▶ REQUEST:
Scan the data for "matplotlib" and copy the lines it appears in.

▶ SUPPLIED MATERIAL:
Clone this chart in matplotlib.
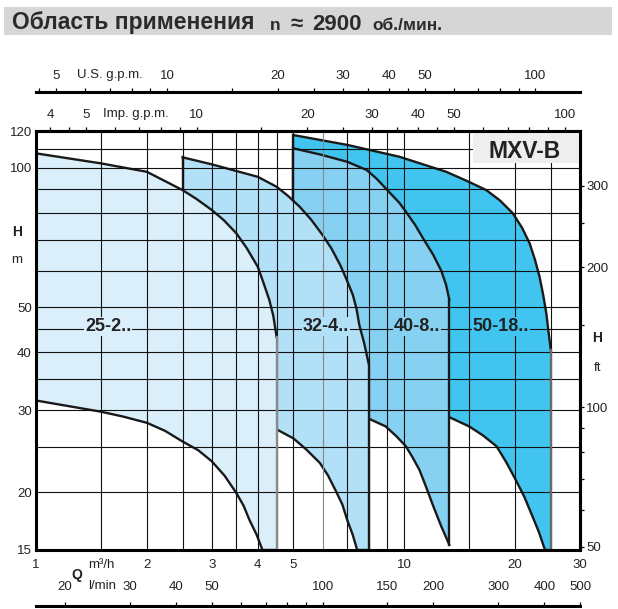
import matplotlib.pyplot as plt
from matplotlib.patches import Rectangle
from matplotlib.ticker import NullFormatter, NullLocator

plt.rcParams['font.family'] = ['Liberation Sans', 'DejaVu Sans']

# unit conversions from m3/h and m
US_GPM = 4.403
IMP_GPM = 3.666
L_MIN = 1000 / 60
FT = 3.2808

# pump ranges, Q in m3/h, H in m (upper limit curve, lower limit curve)
q_top_25 = [1.0, 1.5, 2.0, 2.5, 2.73, 3.0, 3.24, 3.5, 3.73, 4.0, 4.13, 4.3, 4.41, 4.5]
h_top_25 = [107.4, 102.2, 98.0, 89.5, 85.6, 81.1, 77.0, 72.2, 67.2, 61.2, 57.0, 51.9, 47.9, 43.2]
q_bot_25 = [1.0, 1.5, 1.72, 2.0, 2.24, 2.5, 2.76, 3.0, 3.25, 3.5, 3.66, 3.8, 3.97, 4.12, 4.5]
h_bot_25 = [31.5, 29.8, 29.1, 28.2, 27.1, 25.7, 24.6, 23.3, 21.7, 19.9, 18.7, 17.4, 16.2, 15.0, 15.0]

q_top_32 = [2.5, 3.0, 4.0, 4.5, 4.83, 5.2, 5.6, 6.0, 6.34, 6.7, 6.96, 7.25, 7.42, 7.55, 7.78, 8.0]
h_top_32 = [105.3, 101.7, 95.6, 91.0, 87.0, 82.4, 77.1, 71.6, 67.0, 61.7, 57.6, 53.2, 49.6, 45.8, 41.9, 37.9]
q_bot_32 = [2.5, 4.5, 5.0, 5.42, 5.9, 6.21, 6.5, 6.79, 7.0, 7.24, 7.45, 8.0]
h_bot_32 = [27.3, 27.3, 26.1, 24.7, 23.1, 21.7, 20.2, 18.8, 17.4, 16.2, 15.0, 15.0]

q_top_40 = [5.0, 5.91, 7.0, 7.9, 8.4, 8.9, 9.7, 10.1, 10.7, 11.3, 11.97, 12.6, 12.98, 13.25]
h_top_40 = [110.1, 106.8, 103.0, 98.9, 94.8, 90.3, 84.0, 80.4, 75.3, 70.0, 65.0, 60.0, 56.0, 52.0]
q_bot_40 = [5.0, 8.0, 8.9, 9.51, 10.1, 10.55, 11.0, 11.49, 12.0, 12.59, 13.25]
h_bot_40 = [27.0, 28.8, 27.7, 26.4, 25.1, 23.7, 22.3, 20.4, 18.6, 16.9, 15.4]

q_top_50 = [5.0, 7.0, 9.7, 13.0, 14.73, 16.7, 18.19, 19.7, 20.87, 21.9, 22.63, 23.3,
            23.82, 24.3, 24.63, 25.0]
h_top_50 = [117.6, 112.0, 105.6, 98.0, 93.8, 89.5, 85.0, 79.8, 74.3, 68.7, 63.4, 58.2,
            53.3, 48.6, 44.4, 40.5]
q_bot_50 = [5.0, 8.0, 13.25, 15.0, 16.34, 17.8, 18.91, 20.1, 21.2, 22.3, 23.2, 24.1, 25.0]
h_bot_50 = [28.0, 29.5, 29.0, 27.7, 26.5, 25.1, 23.2, 21.2, 19.5, 17.7, 16.4, 15.0, 15.0]

names = ["50-18..", "40-8..", "32-4..", "25-2.."]
label_q = [18.3, 10.8, 6.14, 1.57]
label_h = 45.5

# axes ticks
q_ticks = [1, 2, 3, 4, 5, 10, 20, 30]
h_ticks = [15, 20, 30, 40, 50, 100, 120]
grid_q = [1.5, 2, 2.5, 3, 3.5, 4, 4.5, 5, 6, 7, 8, 9, 10, 15, 20, 25]
grid_h = [20, 25, 30, 35, 40, 45, 50, 60, 70, 80, 90, 100, 110]
us_major = [5, 10, 20, 30, 40, 50, 100]
us_minor = [4.5, 6, 7, 8, 9, 15, 25, 35, 45, 60, 70, 80, 90]
imp_major = [4, 5, 10, 20, 30, 40, 50, 100]
imp_minor = [4.5, 6, 7, 8, 9, 15, 25, 35, 45, 60, 70, 80, 90]
lmin_major = [20, 30, 40, 50, 100, 150, 200, 300, 400, 500]
lmin_minor = [60, 70, 80, 90]
ft_major = [50, 100, 200, 300]
ft_minor = [60, 70, 80, 90, 150, 250]

TXT = '#222222'
fig = plt.figure(figsize=(6.18, 6.09), dpi=100)
ax = fig.add_axes([36 / 618, 1 - 550 / 609, 544 / 618, 419 / 609])
ax.set_xscale('log')
ax.set_yscale('log')
ax.set_xlim(1, 30)
ax.set_ylim(15, 120)

regions = [
    (q_top_50, h_top_50, q_bot_50, h_bot_50, '#41c4f0', '#6a6a6a'),
    (q_top_40, h_top_40, q_bot_40, h_bot_40, '#86d1f2', '#1a1a1a'),
    (q_top_32, h_top_32, q_bot_32, h_bot_32, '#b2e0f6', '#1a1a1a'),
    (q_top_25, h_top_25, q_bot_25, h_bot_25, '#daeffa', '#8a8a8a'),
]

for i, (qt, ht, qb, hb, col, edge) in enumerate(regions):
    z = 2 + 2 * i
    ax.fill(qt + qb[::-1], ht + hb[::-1], color=col, lw=0, zorder=z)
    ax.plot(qt, ht, color='#1a1a1a', lw=1.7, zorder=z + 0.5, solid_joinstyle='round')
    ax.plot(qb, hb, color='#1a1a1a', lw=1.7, zorder=z + 0.5, solid_joinstyle='round')
    ax.plot([qt[0], qb[0]], [ht[0], hb[0]], color='#1a1a1a', lw=1.7, zorder=z + 0.5)
    ax.plot([qt[-1], qb[-1]], [ht[-1], hb[-1]], color=edge, lw=1.7, zorder=11)
    ax.text(label_q[i], label_h, names[i], ha='center', va='center',
            fontsize=13, fontweight='bold', color=TXT, zorder=12,
            bbox=dict(facecolor=col, edgecolor='none', pad=0.5))

for q in grid_q:
    ax.axvline(q, color='#888888' if q == 6 else '#111111', lw=0.8, zorder=10)
for h in grid_h:
    ax.axhline(h, color='#111111', lw=0.8, zorder=10)

ax.add_patch(Rectangle((0.803, 0.9236), 0.197, 0.0764, transform=ax.transAxes,
                       facecolor='#eeeeee', edgecolor='none', zorder=13))
ax.text(0.899, 0.952, 'MXV-B', transform=ax.transAxes, ha='center', va='center',
        fontsize=16.5, fontweight='bold', color=TXT, zorder=14)

for s in ax.spines.values():
    s.set_linewidth(2.2)
    s.set_zorder(20)

ax.set_xticks(q_ticks, labels=[str(v) for v in q_ticks])
ax.set_yticks(h_ticks, labels=[str(v) for v in h_ticks])
ax.xaxis.set_minor_locator(NullLocator())
ax.yaxis.set_minor_locator(NullLocator())
ax.tick_params(length=0, labelsize=9.5, labelcolor=TXT)
ax.tick_params(axis='x', pad=6.5)
ax.tick_params(axis='y', pad=3)


def style_sec(sec, major, minor, spine, pad):
    sec.set_ticks(major, labels=[str(v) for v in major])
    sec.set_ticks(minor, minor=True)
    sec_axis = sec.xaxis if spine in ('top', 'bottom') else sec.yaxis
    sec_axis.set_minor_formatter(NullFormatter())
    sec.tick_params(which='both', direction='out', length=3, width=0.9,
                    pad=pad, labelsize=9.5, labelcolor=TXT)
    sec.spines[spine].set_linewidth(2.2)


imp = ax.secondary_xaxis('top', functions=(lambda q: q * IMP_GPM, lambda g: g / IMP_GPM))
style_sec(imp, imp_major, imp_minor, 'top', 4.5)

us = ax.secondary_xaxis(1 + 38.5 / 419, functions=(lambda q: q * US_GPM, lambda g: g / US_GPM))
style_sec(us, us_major, us_minor, 'top', 4.5)

lm = ax.secondary_xaxis(-56 / 419, functions=(lambda q: q * L_MIN, lambda v: v / L_MIN))
lm.set_alignment('top')
style_sec(lm, lmin_major, lmin_minor, 'top', 6.5)

ftax = ax.secondary_yaxis('right', functions=(lambda h: h * FT, lambda f: f / FT))
style_sec(ftax, ft_major, ft_minor, 'right', 1.5)

# axis captions
fig.text(110 / 618, 1 - 75 / 609, 'U.S. g.p.m.', ha='center', va='center', fontsize=9.5, color=TXT)
fig.text(136 / 618, 1 - 114 / 609, 'Imp. g.p.m.', ha='center', va='center', fontsize=9.5, color=TXT)
fig.text(17.5 / 618, 1 - 232.5 / 609, 'H', ha='center', va='center', fontsize=10, fontweight='bold', color=TXT)
fig.text(17 / 618, 1 - 260 / 609, 'm', ha='center', va='center', fontsize=9.5, color=TXT)
fig.text(597 / 618, 1 - 338 / 609, 'H', ha='center', va='center', fontsize=10, fontweight='bold', color=TXT)
fig.text(598 / 618, 1 - 368 / 609, 'ft', ha='center', va='center', fontsize=9.5, color=TXT)
fig.text(77 / 618, 1 - 575 / 609, 'Q', ha='center', va='center', fontsize=10, fontweight='bold', color=TXT)
fig.text(88 / 618, 1 - 565 / 609, 'm³/h', ha='left', va='center', fontsize=9.5, color=TXT)
fig.text(88 / 618, 1 - 586 / 609, 'l/min', ha='left', va='center', fontsize=9.5, color=TXT)

# title bar
fig.patches.append(Rectangle((4 / 618, 1 - 35 / 609), 608 / 618, 28.5 / 609,
                             transform=fig.transFigure, facecolor='#d6d6d6',
                             edgecolor='none', zorder=0))
base = 1 - 29.5 / 609
TITLE = '#2b2b2b'
fig.text(12 / 618, base, 'Область применения', fontsize=16.5, fontweight='bold', color=TITLE, va='baseline')
fig.text(270 / 618, base, 'n', fontsize=12.5, fontweight='bold', color=TITLE, va='baseline')
fig.text(291 / 618, base, '≈', fontsize=16, fontweight='bold', color=TITLE, va='baseline')
fig.text(312 / 618, base, '2900', fontsize=16, fontweight='bold', color=TITLE, va='baseline')
fig.text(372 / 618, base, 'об./мин.', fontsize=12.5, fontweight='bold', color=TITLE, va='baseline')

fig.savefig('out.png', dpi=100)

▶ RESULT OF THE EXERCISE:
Clone this chart in matplotlib.
import matplotlib.pyplot as plt
from matplotlib.patches import Rectangle
from matplotlib.ticker import NullFormatter, NullLocator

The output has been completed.